» To be done
Leaving the pictures aside, transcribe every line below exactly.
======
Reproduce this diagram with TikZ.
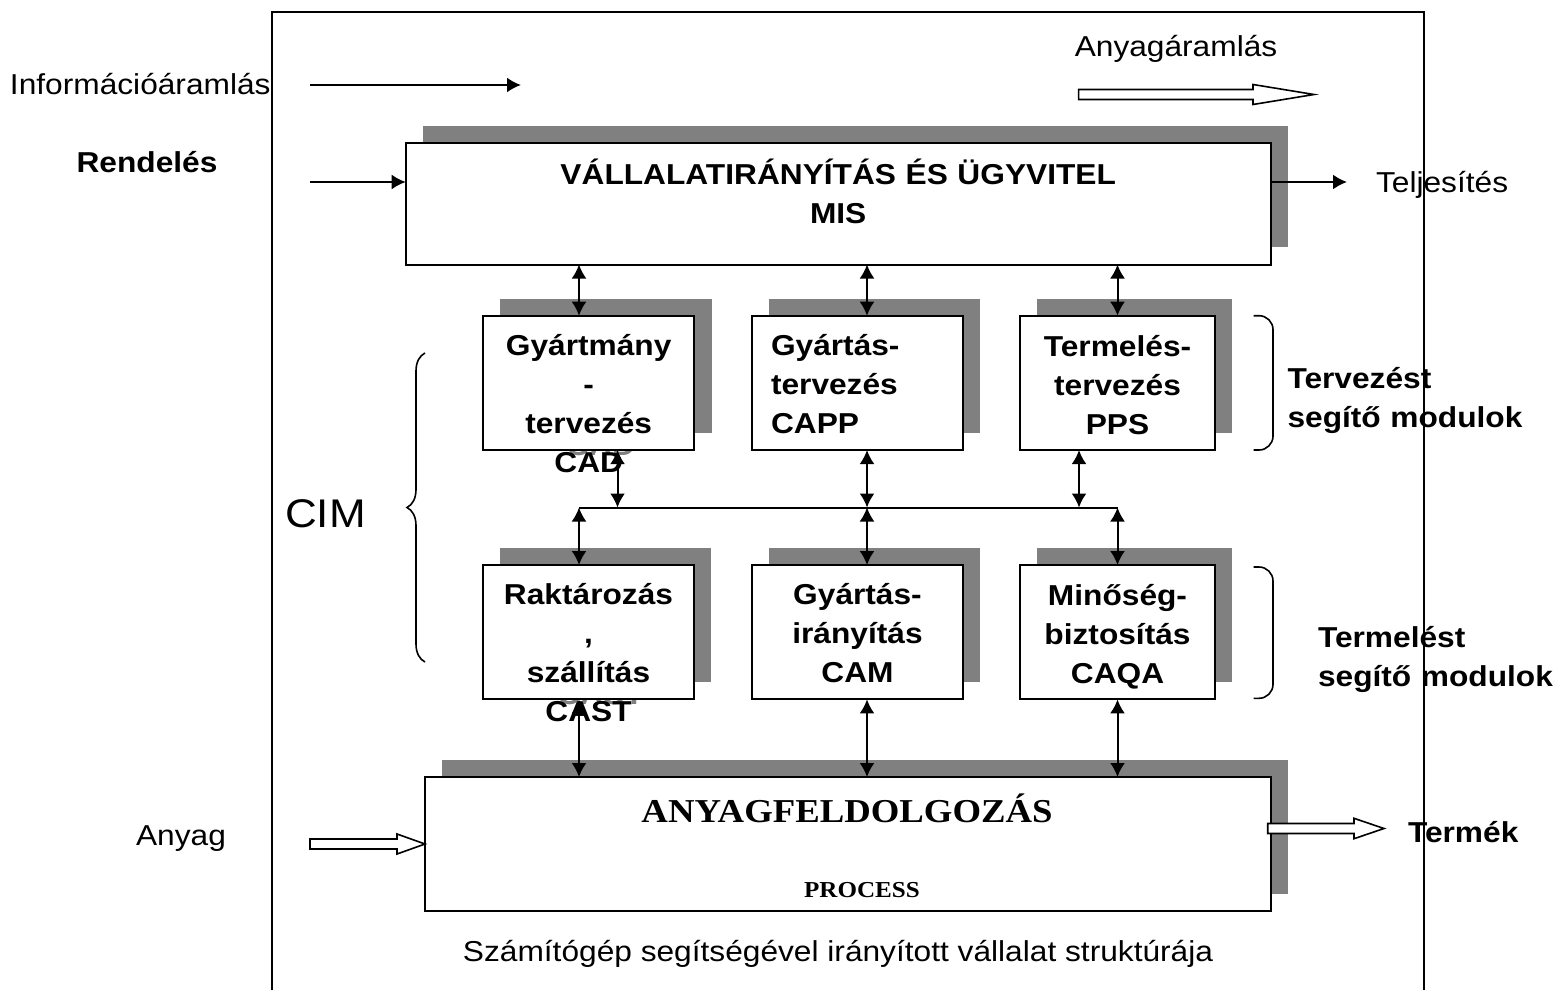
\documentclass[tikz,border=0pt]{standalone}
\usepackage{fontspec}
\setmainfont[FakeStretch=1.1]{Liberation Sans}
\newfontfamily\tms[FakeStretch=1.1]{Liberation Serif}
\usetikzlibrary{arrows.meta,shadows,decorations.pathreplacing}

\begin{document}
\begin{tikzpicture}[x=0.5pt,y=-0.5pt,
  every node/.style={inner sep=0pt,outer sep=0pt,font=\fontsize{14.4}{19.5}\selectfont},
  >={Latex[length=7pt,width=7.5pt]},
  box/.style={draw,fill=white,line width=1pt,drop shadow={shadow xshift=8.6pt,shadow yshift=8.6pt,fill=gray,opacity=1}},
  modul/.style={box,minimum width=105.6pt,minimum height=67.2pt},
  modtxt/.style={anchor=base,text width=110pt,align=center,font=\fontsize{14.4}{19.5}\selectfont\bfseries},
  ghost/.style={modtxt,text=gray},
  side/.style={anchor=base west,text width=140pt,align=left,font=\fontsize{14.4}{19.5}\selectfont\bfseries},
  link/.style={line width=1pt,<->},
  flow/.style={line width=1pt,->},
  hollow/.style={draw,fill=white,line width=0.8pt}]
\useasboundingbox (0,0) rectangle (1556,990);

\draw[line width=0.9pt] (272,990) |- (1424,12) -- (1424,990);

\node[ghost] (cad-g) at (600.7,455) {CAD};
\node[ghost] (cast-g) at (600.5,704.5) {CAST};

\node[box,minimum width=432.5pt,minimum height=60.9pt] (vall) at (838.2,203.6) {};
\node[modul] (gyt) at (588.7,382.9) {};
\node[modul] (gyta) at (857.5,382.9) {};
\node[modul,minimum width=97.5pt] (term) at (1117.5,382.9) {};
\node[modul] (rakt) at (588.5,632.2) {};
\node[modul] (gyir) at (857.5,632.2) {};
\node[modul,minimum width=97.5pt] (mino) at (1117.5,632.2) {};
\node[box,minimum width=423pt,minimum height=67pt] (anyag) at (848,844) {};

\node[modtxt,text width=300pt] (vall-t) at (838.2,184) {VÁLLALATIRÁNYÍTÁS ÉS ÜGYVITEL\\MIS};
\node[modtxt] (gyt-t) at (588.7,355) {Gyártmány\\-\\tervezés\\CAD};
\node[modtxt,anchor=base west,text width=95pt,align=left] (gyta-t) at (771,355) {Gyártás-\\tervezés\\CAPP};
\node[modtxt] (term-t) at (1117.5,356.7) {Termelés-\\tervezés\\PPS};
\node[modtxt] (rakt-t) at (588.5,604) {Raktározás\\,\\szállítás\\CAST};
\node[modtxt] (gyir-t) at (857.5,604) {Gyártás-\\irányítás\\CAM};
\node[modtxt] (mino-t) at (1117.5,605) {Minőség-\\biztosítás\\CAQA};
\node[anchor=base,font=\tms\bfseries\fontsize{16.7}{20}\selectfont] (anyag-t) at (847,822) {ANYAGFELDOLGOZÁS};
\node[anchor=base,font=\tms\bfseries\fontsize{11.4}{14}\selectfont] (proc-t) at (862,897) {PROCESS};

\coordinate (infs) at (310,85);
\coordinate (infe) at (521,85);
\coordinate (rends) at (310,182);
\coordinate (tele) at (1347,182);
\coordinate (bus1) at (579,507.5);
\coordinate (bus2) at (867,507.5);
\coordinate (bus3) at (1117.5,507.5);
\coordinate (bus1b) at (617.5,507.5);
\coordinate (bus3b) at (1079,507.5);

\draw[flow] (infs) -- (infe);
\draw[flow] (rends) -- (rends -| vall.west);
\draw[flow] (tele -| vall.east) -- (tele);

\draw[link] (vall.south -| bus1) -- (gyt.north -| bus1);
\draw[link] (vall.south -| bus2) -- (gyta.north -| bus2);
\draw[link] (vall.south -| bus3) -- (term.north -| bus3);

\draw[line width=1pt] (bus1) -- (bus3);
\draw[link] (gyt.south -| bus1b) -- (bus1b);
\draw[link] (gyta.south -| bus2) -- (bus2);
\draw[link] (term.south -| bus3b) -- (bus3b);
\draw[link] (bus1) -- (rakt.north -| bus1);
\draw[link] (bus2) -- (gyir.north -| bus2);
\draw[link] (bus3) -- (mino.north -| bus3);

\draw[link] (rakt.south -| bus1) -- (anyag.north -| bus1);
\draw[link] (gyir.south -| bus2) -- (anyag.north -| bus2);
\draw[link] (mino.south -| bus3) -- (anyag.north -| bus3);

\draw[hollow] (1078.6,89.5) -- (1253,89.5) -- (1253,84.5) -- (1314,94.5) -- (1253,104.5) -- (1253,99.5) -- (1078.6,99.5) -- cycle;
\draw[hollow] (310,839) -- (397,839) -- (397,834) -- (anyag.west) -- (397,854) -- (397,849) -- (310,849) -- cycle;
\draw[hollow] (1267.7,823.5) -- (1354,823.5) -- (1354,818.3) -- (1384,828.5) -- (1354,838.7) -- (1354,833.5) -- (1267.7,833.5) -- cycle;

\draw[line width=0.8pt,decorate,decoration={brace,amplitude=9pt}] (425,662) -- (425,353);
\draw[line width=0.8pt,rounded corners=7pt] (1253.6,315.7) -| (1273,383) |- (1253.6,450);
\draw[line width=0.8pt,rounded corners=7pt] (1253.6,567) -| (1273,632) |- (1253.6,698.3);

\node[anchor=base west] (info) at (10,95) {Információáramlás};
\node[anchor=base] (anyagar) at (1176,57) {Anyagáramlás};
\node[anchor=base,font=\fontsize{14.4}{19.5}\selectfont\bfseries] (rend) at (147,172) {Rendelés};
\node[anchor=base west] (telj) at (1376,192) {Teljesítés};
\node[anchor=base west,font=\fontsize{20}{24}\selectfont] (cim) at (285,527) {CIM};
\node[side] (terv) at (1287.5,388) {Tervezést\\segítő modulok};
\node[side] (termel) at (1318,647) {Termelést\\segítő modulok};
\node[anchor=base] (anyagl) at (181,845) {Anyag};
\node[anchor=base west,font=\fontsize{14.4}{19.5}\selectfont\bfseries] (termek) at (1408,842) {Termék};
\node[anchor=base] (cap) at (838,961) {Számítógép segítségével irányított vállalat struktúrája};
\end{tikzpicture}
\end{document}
======
» Exercise result
Reproduce this diagram with TikZ.
\documentclass[tikz,border=0pt]{standalone}
\usepackage{fontspec}
\setmainfont[FakeStretch=1.1]{Liberation Sans}
\newfontfamily\tms[FakeStretch=1.1]{Liberation Serif}
\usetikzlibrary{arrows.meta,shadows,decorations.pathreplacing}

\begin{document}
\begin{tikzpicture}[x=0.5pt,y=-0.5pt,
  every node/.style={inner sep=0pt,outer sep=0pt,font=\fontsize{14.4}{19.5}\selectfont},
  >={Latex[length=7pt,width=7.5pt]},
  box/.style={draw,fill=white,line width=1pt,drop shadow={shadow xshift=8.6pt,shadow yshift=8.6pt,fill=gray,opacity=1}},
  modul/.style={box,minimum width=105.6pt,minimum height=67.2pt},
  modtxt/.style={anchor=base,text width=110pt,align=center,font=\fontsize{14.4}{19.5}\selectfont\bfseries},
  ghost/.style={modtxt,text=gray},
  side/.style={anchor=base west,text width=140pt,align=left,font=\fontsize{14.4}{19.5}\selectfont\bfseries},
  link/.style={line width=1pt,<->},
  flow/.style={line width=1pt,->},
  hollow/.style={draw,fill=white,line width=0.8pt}]
\useasboundingbox (0,0) rectangle (1556,990);

\draw[line width=0.9pt] (272,990) |- (1424,12) -- (1424,990);

\node[ghost] (cad-g) at (600.7,455) {CAD};
\node[ghost] (cast-g) at (600.5,704.5) {CAST};

\node[box,minimum width=432.5pt,minimum height=60.9pt] (vall) at (838.2,203.6) {};
\node[modul] (gyt) at (588.7,382.9) {};
\node[modul] (gyta) at (857.5,382.9) {};
\node[modul,minimum width=97.5pt] (term) at (1117.5,382.9) {};
\node[modul] (rakt) at (588.5,632.2) {};
\node[modul] (gyir) at (857.5,632.2) {};
\node[modul,minimum width=97.5pt] (mino) at (1117.5,632.2) {};
\node[box,minimum width=423pt,minimum height=67pt] (anyag) at (848,844) {};

\node[modtxt,text width=300pt] (vall-t) at (838.2,184) {VÁLLALATIRÁNYÍTÁS ÉS ÜGYVITEL\\MIS};
\node[modtxt] (gyt-t) at (588.7,355) {Gyártmány\\-\\tervezés\\CAD};
\node[modtxt,anchor=base west,text width=95pt,align=left] (gyta-t) at (771,355) {Gyártás-\\tervezés\\CAPP};
\node[modtxt] (term-t) at (1117.5,356.7) {Termelés-\\tervezés\\PPS};
\node[modtxt] (rakt-t) at (588.5,604) {Raktározás\\,\\szállítás\\CAST};
\node[modtxt] (gyir-t) at (857.5,604) {Gyártás-\\irányítás\\CAM};
\node[modtxt] (mino-t) at (1117.5,605) {Minőség-\\biztosítás\\CAQA};
\node[anchor=base,font=\tms\bfseries\fontsize{16.7}{20}\selectfont] (anyag-t) at (847,822) {ANYAGFELDOLGOZÁS};
\node[anchor=base,font=\tms\bfseries\fontsize{11.4}{14}\selectfont] (proc-t) at (862,897) {PROCESS};

\coordinate (infs) at (310,85);
\coordinate (infe) at (521,85);
\coordinate (rends) at (310,182);
\coordinate (tele) at (1347,182);
\coordinate (bus1) at (579,507.5);
\coordinate (bus2) at (867,507.5);
\coordinate (bus3) at (1117.5,507.5);
\coordinate (bus1b) at (617.5,507.5);
\coordinate (bus3b) at (1079,507.5);

\draw[flow] (infs) -- (infe);
\draw[flow] (rends) -- (rends -| vall.west);
\draw[flow] (tele -| vall.east) -- (tele);

\draw[link] (vall.south -| bus1) -- (gyt.north -| bus1);
\draw[link] (vall.south -| bus2) -- (gyta.north -| bus2);
\draw[link] (vall.south -| bus3) -- (term.north -| bus3);

\draw[line width=1pt] (bus1) -- (bus3);
\draw[link] (gyt.south -| bus1b) -- (bus1b);
\draw[link] (gyta.south -| bus2) -- (bus2);
\draw[link] (term.south -| bus3b) -- (bus3b);
\draw[link] (bus1) -- (rakt.north -| bus1);
\draw[link] (bus2) -- (gyir.north -| bus2);
\draw[link] (bus3) -- (mino.north -| bus3);

\draw[link] (rakt.south -| bus1) -- (anyag.north -| bus1);
\draw[link] (gyir.south -| bus2) -- (anyag.north -| bus2);
\draw[link] (mino.south -| bus3) -- (anyag.north -| bus3);

\draw[hollow] (1078.6,89.5) -- (1253,89.5) -- (1253,84.5) -- (1314,94.5) -- (1253,104.5) -- (1253,99.5) -- (1078.6,99.5) -- cycle;
\draw[hollow] (310,839) -- (397,839) -- (397,834) -- (anyag.west) -- (397,854) -- (397,849) -- (310,849) -- cycle;
\draw[hollow] (1267.7,823.5) -- (1354,823.5) -- (1354,818.3) -- (1384,828.5) -- (1354,838.7) -- (1354,833.5) -- (1267.7,833.5) -- cycle;

\draw[line width=0.8pt,decorate,decoration={brace,amplitude=9pt}] (425,662) -- (425,353);
\draw[line width=0.8pt,rounded corners=7pt] (1253.6,315.7) -| (1273,383) |- (1253.6,450);
\draw[line width=0.8pt,rounded corners=7pt] (1253.6,567) -| (1273,632) |- (1253.6,698.3);

\node[anchor=base west] (info) at (10,95) {Információáramlás};
\node[anchor=base] (anyagar) at (1176,57) {Anyagáramlás};
\node[anchor=base,font=\fontsize{14.4}{19.5}\selectfont\bfseries] (rend) at (147,172) {Rendelés};
\node[anchor=base west] (telj) at (1376,192) {Teljesítés};
\node[anchor=base west,font=\fontsize{20}{24}\selectfont] (cim) at (285,527) {CIM};
\node[side] (terv) at (1287.5,388) {Tervezést\\segítő modulok};
\node[side] (termel) at (1318,647) {Termelést\\segítő modulok};
\node[anchor=base] (anyagl) at (181,845) {Anyag};
\node[anchor=base west,font=\fontsize{14.4}{19.5}\selectfont\bfseries] (termek) at (1408,842) {Termék};
\node[anchor=base] (cap) at (838,961) {Számítógép segítségével irányított vállalat struktúrája};
\end{tikzpicture}
\end{document}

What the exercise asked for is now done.